Vladimir Guerrero Jr. was among the players leading the swarm around Pujols during Monday’s Home Run Derby won by Juan Soto and was excited to be among those celebrating him again Tuesday.
“I knew him even before I started talking,” Guerrero, who went 0-for-2 and made a strong play on an errant Tim Anderson relay to complete a 4-6-3 double play in the first, said of Pujols through interpreter Hector Lebron. “He’s like a father to me and always gave me great advice. It was an honour.”
Guerrero, at 23 already a two-time all-star, said he was “definitely way more relaxed,” compared to a year ago, when he was a focal point in Major League Baseball’s marketing of the event and won MVP honours in Denver. “I was just trying to enjoy the game even more than last year,” he added, “and I did.”
The same applied to Kirk, whose growing cult-hero status is such that when he stepped to the plate in the third inning, a group of fans started a “Let’s go, Kirky,” chant.

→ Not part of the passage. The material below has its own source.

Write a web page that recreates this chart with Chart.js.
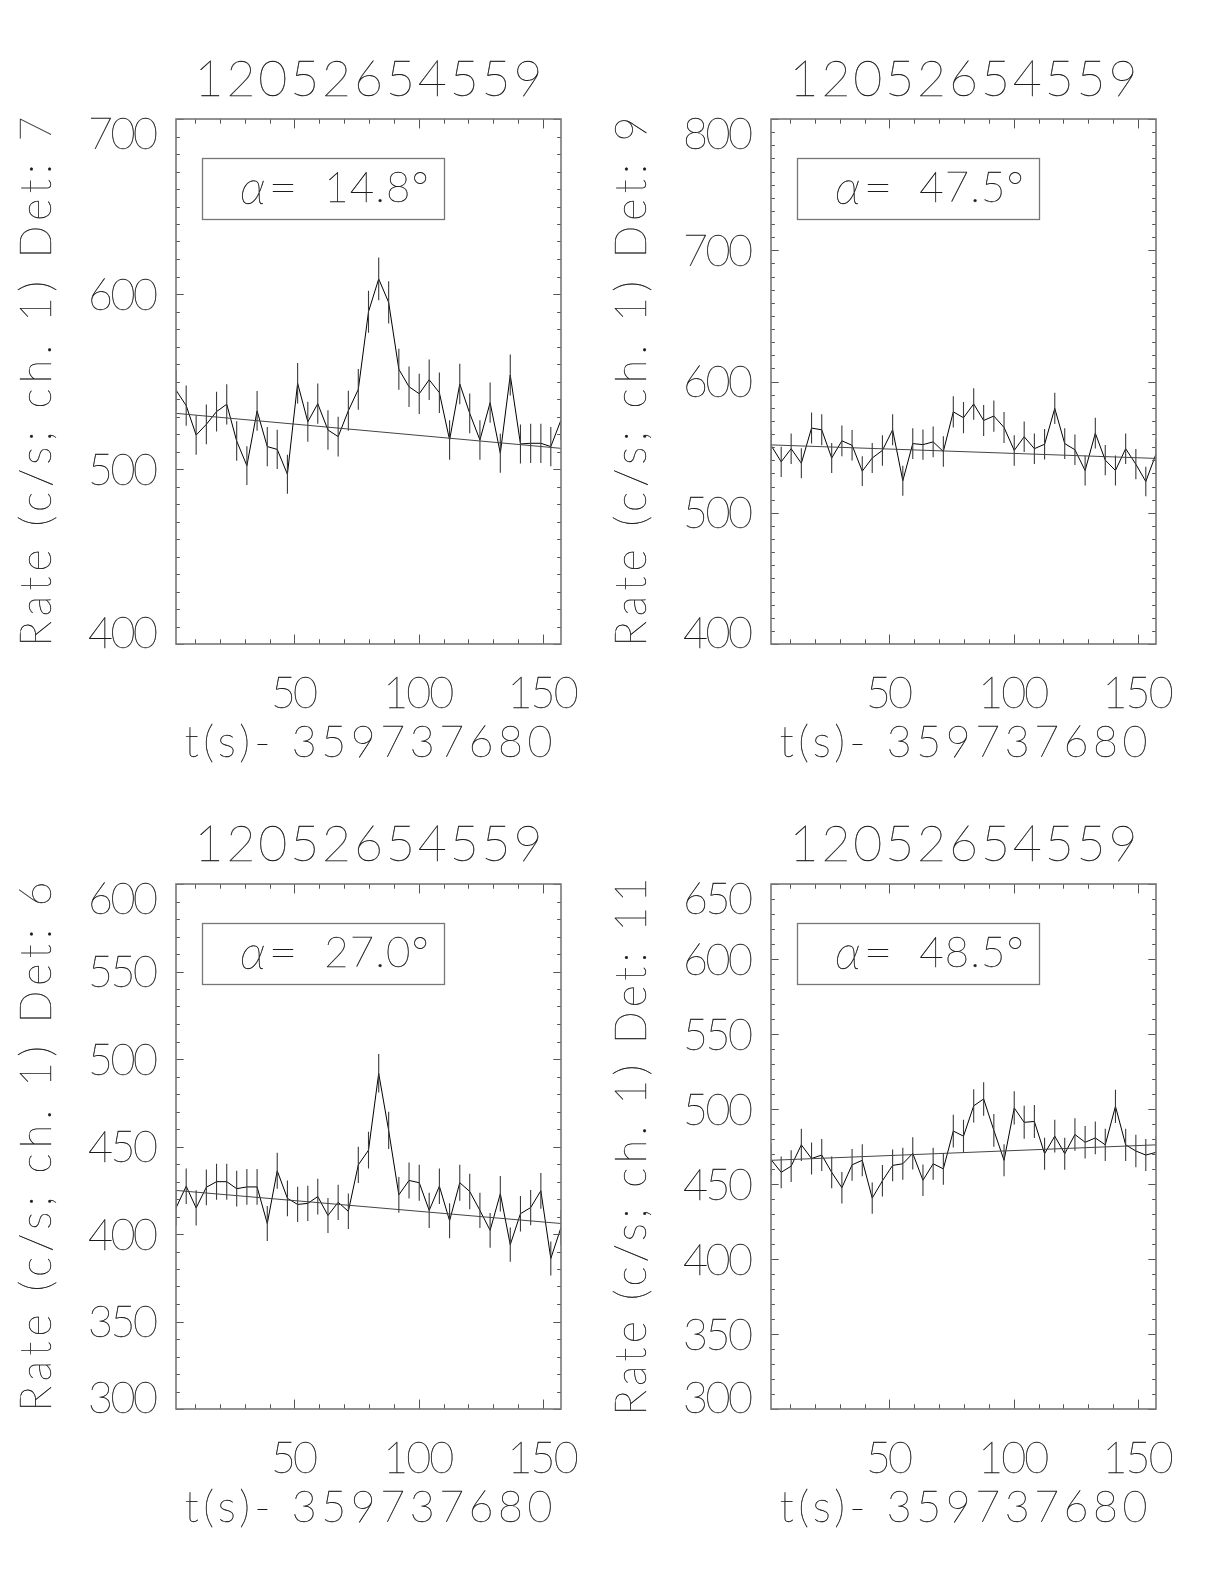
<!DOCTYPE html>
<html><head><meta charset="utf-8">
<script src="https://cdn.jsdelivr.net/npm/chart.js@4.4.0/dist/chart.umd.min.js"></script>
<style>
html,body{margin:0;padding:0;background:#fff;width:1224px;height:1584px;overflow:hidden}
.p{position:absolute;width:612px;height:792px}
canvas{display:block}
</style></head><body>
<div class="p" style="left:0;top:0"><canvas id="c1" width="612" height="792"></canvas></div>
<div class="p" style="left:612px;top:0"><canvas id="c2" width="612" height="792"></canvas></div>
<div class="p" style="left:0;top:792px"><canvas id="c3" width="612" height="792"></canvas></div>
<div class="p" style="left:612px;top:792px"><canvas id="c4" width="612" height="792"></canvas></div>
<script>
// ---------------- data ----------------
const times = [2.4, 6.5, 10.5, 14.6, 18.7, 22.8, 26.8, 30.9, 35.0, 39.1, 43.1, 47.2, 51.3, 55.4, 59.4, 63.5, 67.6, 71.7, 75.7, 79.8,
  83.9, 87.9, 92.0, 96.1, 100.2, 104.2, 108.3, 112.4, 116.5, 120.5, 124.6, 128.7, 132.8, 136.8, 140.9, 145.0, 149.1, 153.1, 157.2];

const rateDet7 = [545.1, 536.2, 519.4, 525.5, 532.8, 537.0, 516.0, 501.9, 533.2, 512.8, 511.2, 497.0, 549.0, 527.0, 537.3, 522.3, 518.5, 533.3, 545.5, 589.9,
  608.6, 595.2, 557.0, 547.0, 543.0, 551.0, 543.6, 516.6, 548.6, 531.8, 516.6, 537.9, 509.0, 553.7, 514.3, 514.7, 514.7, 512.8, 528.0];
const errDet7 = [11.6, 11.5, 11.3, 11.4, 11.4, 11.5, 11.3, 11.1, 11.4, 11.2, 11.2, 11.1, 11.6, 11.4, 11.5, 11.3, 11.3, 11.4, 11.6, 12.0,
  12.2, 12.1, 11.7, 11.6, 11.5, 11.6, 11.6, 11.3, 11.6, 11.4, 11.3, 11.5, 11.2, 11.7, 11.2, 11.2, 11.2, 11.2, 11.4];
const fitDet7 = [531.8, 511.8];

const rateDet9 = [551.4, 538.8, 548.8, 537.7, 564.5, 563.2, 541.7, 554.8, 551.4, 531.7, 541.7, 547.5, 563.2, 524.4, 552.7, 551.9, 554.0, 546.7, 576.9, 572.4,
  582.9, 570.3, 573.7, 565.0, 547.5, 557.9, 548.8, 552.2, 579.5, 552.7, 548.0, 532.2, 560.6, 540.1, 532.2, 548.8, 537.0, 523.8, 544.8];
const errDet9 = [11.6, 11.5, 11.6, 11.5, 11.8, 11.8, 11.5, 11.7, 11.6, 11.4, 11.5, 11.6, 11.8, 11.4, 11.7, 11.6, 11.7, 11.6, 11.9, 11.9,
  12.0, 11.8, 11.9, 11.8, 11.6, 11.7, 11.6, 11.6, 11.9, 11.7, 11.6, 11.4, 11.7, 11.5, 11.4, 11.6, 11.5, 11.3, 11.6];
const fitDet9 = [551.7, 541.4];

const rateDet6 = [414.9, 427.3, 414.9, 426.7, 429.9, 429.9, 425.9, 426.9, 426.9, 406.0, 436.1, 420.4, 416.9, 417.5, 421.4, 410.6, 418.1, 413.0, 439.5, 447.9,
  491.8, 459.2, 422.4, 430.6, 429.3, 413.5, 427.3, 407.6, 429.3, 424.3, 413.5, 402.1, 423.0, 393.9, 411.6, 415.1, 424.7, 386.0, 403.7];
const errDet6 = [10.1, 10.2, 10.1, 10.2, 10.3, 10.3, 10.2, 10.2, 10.2, 10.0, 10.3, 10.2, 10.1, 10.1, 10.2, 10.0, 10.1, 10.1, 10.4, 10.5,
  11.0, 10.6, 10.2, 10.3, 10.3, 10.1, 10.2, 10.0, 10.3, 10.2, 10.1, 9.9, 10.2, 9.8, 10.1, 10.1, 10.2, 9.7, 10.0];
const fitDet6 = [424.9, 406.0];

const rateDet11 = [466.3, 457.8, 461.9, 476.1, 467.0, 469.3, 457.8, 447.5, 462.8, 465.8, 440.6, 452.1, 462.4, 463.5, 470.4, 452.5, 463.5, 460.1, 485.3, 481.9,
  502.1, 506.7, 485.8, 465.8, 500.7, 491.1, 491.7, 470.2, 481.9, 470.2, 483.0, 477.8, 480.7, 476.1, 501.8, 476.1, 472.0, 469.3, 471.1];
const errDet11 = [10.7, 10.6, 10.6, 10.8, 10.7, 10.7, 10.6, 10.5, 10.6, 10.7, 10.4, 10.5, 10.6, 10.7, 10.7, 10.5, 10.7, 10.6, 10.9, 10.9,
  11.1, 11.2, 10.9, 10.7, 11.1, 11.0, 11.0, 10.7, 10.9, 10.7, 10.9, 10.8, 10.9, 10.8, 11.1, 10.8, 10.8, 10.7, 10.8];
const fitDet11 = [465.8, 476.1];

const yTicksDet7 = [400, 500, 600, 700];
const yTicksDet9 = [400, 500, 600, 700, 800];
const yTicksDet6 = [300, 350, 400, 450, 500, 550, 600];
const yTicksDet11 = [300, 350, 400, 450, 500, 550, 600, 650];
const xTicks = [50, 100, 150];

const titleText = '12052654559';
const xTitleText = 't(s)- 359737680';
const detLabels = ['7', '9', '6', '11'];
const alphaLabels = ['14.8', '47.5', '27.0', '48.5'];

// ---------------- drawing ----------------
const FONT = '"Lato", "DejaVu Sans", sans-serif';
const TXT = '#1a1a1a';
const WEIGHT = 100;

// draw text fitted into [x0, x0+width], vertically centred on cap height at cy
function drawSpan(ctx, text, x0, cy, size, width, style) {
  ctx.font = (style || '') + ' ' + WEIGHT + ' ' + size + 'px ' + FONT;
  ctx.letterSpacing = '0px';
  const n = [...text].length;
  const w = ctx.measureText(text).width;
  let ls = 0;
  if (width && n > 1) ls = (width - w) / (n - 1);
  ctx.letterSpacing = ls + 'px';
  const capH = ctx.measureText('0').actualBoundingBoxAscent;
  ctx.textAlign = 'left';
  ctx.textBaseline = 'alphabetic';
  ctx.fillText(text, x0, cy + capH / 2);
  ctx.lineWidth = 0.35;
  ctx.strokeStyle = TXT;
  ctx.strokeText(text, x0, cy + capH / 2);
  ctx.letterSpacing = '0px';
  return w + ls * (n - 1);
}
function drawCentered(ctx, text, cx, cy, size, width) {
  drawSpan(ctx, text, cx - width / 2, cy, size, width);
}
function drawRight(ctx, text, rx, cy, size, width) {
  drawSpan(ctx, text, rx - width, cy, size, width);
}

function framePlugin(p) {
  return {
    id: 'frame',
    afterDatasetsDraw(chart) {
      const ctx = chart.ctx, a = chart.chartArea, x = chart.scales.x, y = chart.scales.y;
      const W = a.right - a.left, H = a.bottom - a.top;
      ctx.save();
      // ticks (inside, on all four sides)
      ctx.strokeStyle = '#555';
      ctx.lineWidth = 1;
      const xl = H * 0.018, yl = W * 0.02;
      ctx.beginPath();
      for (let v = 10; v <= x.max; v += 10) {
        const px = Math.round(x.getPixelForValue(v)) + 0.5;
        const L = xTicks.includes(v) ? xl : xl / 2;
        ctx.moveTo(px, a.bottom); ctx.lineTo(px, a.bottom - L);
        ctx.moveTo(px, a.top); ctx.lineTo(px, a.top + L);
      }
      for (let v = p.yr[0]; v <= p.yr[1] + 1e-6; v += p.minor) {
        const py = Math.round(y.getPixelForValue(v)) + 0.5;
        const L = p.yt.includes(v) ? yl : yl / 2;
        ctx.moveTo(a.left, py); ctx.lineTo(a.left + L, py);
        ctx.moveTo(a.right, py); ctx.lineTo(a.right - L, py);
      }
      ctx.stroke();
      // plot frame
      ctx.strokeStyle = '#777';
      ctx.lineWidth = 1.6;
      ctx.strokeRect(a.left, a.top, W, H);
      // annotation box
      const bx0 = a.left + 0.0675 * W, bx1 = a.left + 0.695 * W;
      const by0 = a.top + 0.0735 * H, by1 = a.top + 0.19 * H;
      ctx.lineWidth = 1.3;
      ctx.strokeRect(Math.round(bx0) + 0.5, Math.round(by0) + 0.5, Math.round(bx1 - bx0), Math.round(by1 - by0));
      ctx.fillStyle = TXT;
      const cyBox = (by0 + by1) / 2 - 1;
      drawSpan(ctx, '\u03b1', a.left + 0.166 * W, cyBox, 48, 0, 'italic');
      drawSpan(ctx, '=', a.left + 0.24 * W, cyBox, 50, 0);
      drawSpan(ctx, p.alpha + '\u00b0', a.left + 0.385 * W, cyBox, 42, 0.272 * W);
      // title
      drawCentered(ctx, titleText, (a.left + a.right) / 2, a.top - 41, 50, 348);
      // x tick labels
      xTicks.forEach(v => {
        const s = String(v);
        drawCentered(ctx, s, x.getPixelForValue(v), a.bottom + 48, 43, s.length > 2 ? 71 : 47);
      });
      // x title
      drawCentered(ctx, xTitleText, (a.left + a.right) / 2, a.bottom + 97, 43, 368);
      // y tick labels
      p.yt.forEach(v => {
        let cy = y.getPixelForValue(v);
        if (v === p.yr[1]) cy += 14;
        if (v === p.yr[0]) cy -= 12;
        drawRight(ctx, String(v), a.left - 18, cy, 43, 70);
      });
      // y title
      ctx.save();
      ctx.translate(a.left - 141, (a.top + a.bottom) / 2);
      ctx.rotate(-Math.PI / 2);
      const yt = 'Rate (c/s; ch. 1) Det: ' + p.det;
      drawCentered(ctx, yt, 0, 0, 43, p.det.length > 1 ? 538 : 530);
      ctx.restore();
      ctx.restore();
    }
  };
}

const PANELS = [
  {id: 'c1', det: detLabels[0], alpha: alphaLabels[0], rates: rateDet7, errs: errDet7, fit: fitDet7, yr: [400, 700], yt: yTicksDet7, minor: 10,
   pad: {left: 176, top: 119, right: 51, bottom: 148}},
  {id: 'c2', det: detLabels[1], alpha: alphaLabels[1], rates: rateDet9, errs: errDet9, fit: fitDet9, yr: [400, 800], yt: yTicksDet9, minor: 10,
   pad: {left: 159, top: 119, right: 68, bottom: 148}},
  {id: 'c3', det: detLabels[2], alpha: alphaLabels[2], rates: rateDet6, errs: errDet6, fit: fitDet6, yr: [300, 600], yt: yTicksDet6, minor: 10,
   pad: {left: 176, top: 92, right: 51, bottom: 175}},
  {id: 'c4', det: detLabels[3], alpha: alphaLabels[3], rates: rateDet11, errs: errDet11, fit: fitDet11, yr: [300, 650], yt: yTicksDet11, minor: 10,
   pad: {left: 159, top: 92, right: 68, bottom: 175}}
];

PANELS.forEach(p => {
  const line = times.map((t, i) => ({x: t, y: p.rates[i]}));
  const bars = [];
  times.forEach((t, i) => {
    bars.push({x: t, y: p.rates[i] - p.errs[i]});
    bars.push({x: t, y: p.rates[i] + p.errs[i]});
    bars.push({x: t, y: null});
  });
  const last = times.length - 1;
  const fit = [{x: times[0], y: p.fit[0]}, {x: times[last], y: p.fit[1]}];
  new Chart(document.getElementById(p.id), {
    type: 'line',
    data: {datasets: [
      {data: fit, borderColor: '#444', borderWidth: 1, pointRadius: 0, tension: 0},
      {data: bars, borderColor: '#3a3a3a', borderWidth: 1.1, pointRadius: 0, spanGaps: false, tension: 0},
      {data: line, borderColor: '#000', borderWidth: 1, pointRadius: 0, tension: 0}
    ]},
    options: {
      responsive: false, animation: false, devicePixelRatio: 1, events: [],
      layout: {padding: p.pad},
      plugins: {legend: {display: false}, tooltip: {enabled: false}, title: {display: false}},
      scales: {
        x: {type: 'linear', min: times[0], max: times[last], display: false},
        y: {type: 'linear', min: p.yr[0], max: p.yr[1], display: false}
      }
    },
    plugins: [framePlugin(p)]
  });
});
</script>
</body></html>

He lined out to second that inning and then hit into a fielder’s choice in the fourth to finish his five innings of work 0-for-2.
“Very emotional,” Kirk said through Lebron. “I caught in the all-star game. It’s something I always dreamed of.”
That it happened so quickly for the 23-year-old is all the more remarkable.
Before the game, Manoah and Kirk discussed how a mere two years ago, they were at the Blue Jays’ alternate training site.
Yet there they were Tuesday night in Los Angeles, teaming up for the American League.
“It’s insane,” said Manoah, 24. “He went from high-A to the big-leagues after some time at the alt site. I was there as well. I went basically Vancouver (then, short-season A), triple-A and then here. We’ve both had a pretty crazy journey. Some long days at the alt site in Rochester, but pretty crazy for both of us to here now.”
Another similar conversation took place in the dugout, as Guerrero, Manoah, Kirk and Santiago Espinal, who said he was shaking with excitement before his first plate appearance as he went 0-for-1 with a walk, took another such pause.
“This is the second time for Vladdy,” said Espinal, “but us three, we were like, man, we’re actually here at the All-Star Game. It was an amazing moment for us.”
So too was getting to play up the middle with Xander Bogaerts and telling the Boston Red Sox shortstop that he’s one of his favourite players and taking the field together “was a dream come true.”
“It was crazy because he told me, ‘Look man, just keep playing hard, keep being you and don’t change,’” Espinal added.
Only Jordan Romano didn’t get into the game among the Blue Jays, the emergency arm who warmed in the ninth but wasn’t needed as Emmanuel Clase closed things out with relative ease.
That didn’t subtract from the experience for the closer from Markham, Ont., who made up for it in other ways.
“Just talking to (Liam) Hendricks, (Gregory) Soto, (Jorge) Lopez, some of the other guys, about process and how they deal with certain things, like some emotions and stuff, it’s pretty funny because we all feel the same way closing out games,” said Romano. “It’s really fun, but it’s also really stressful and it was just nice to see the best in the game have those same emotions, as well. Like, I wasn’t the only one. So that was nice to see and talk to the guys about.”
In that way Romano expects the experience to help springboard him to more success in the future and the same applies to his Blue Jays teammates, as well. They were all part of the show in La-La Land, it was a moment and a return to reality looms.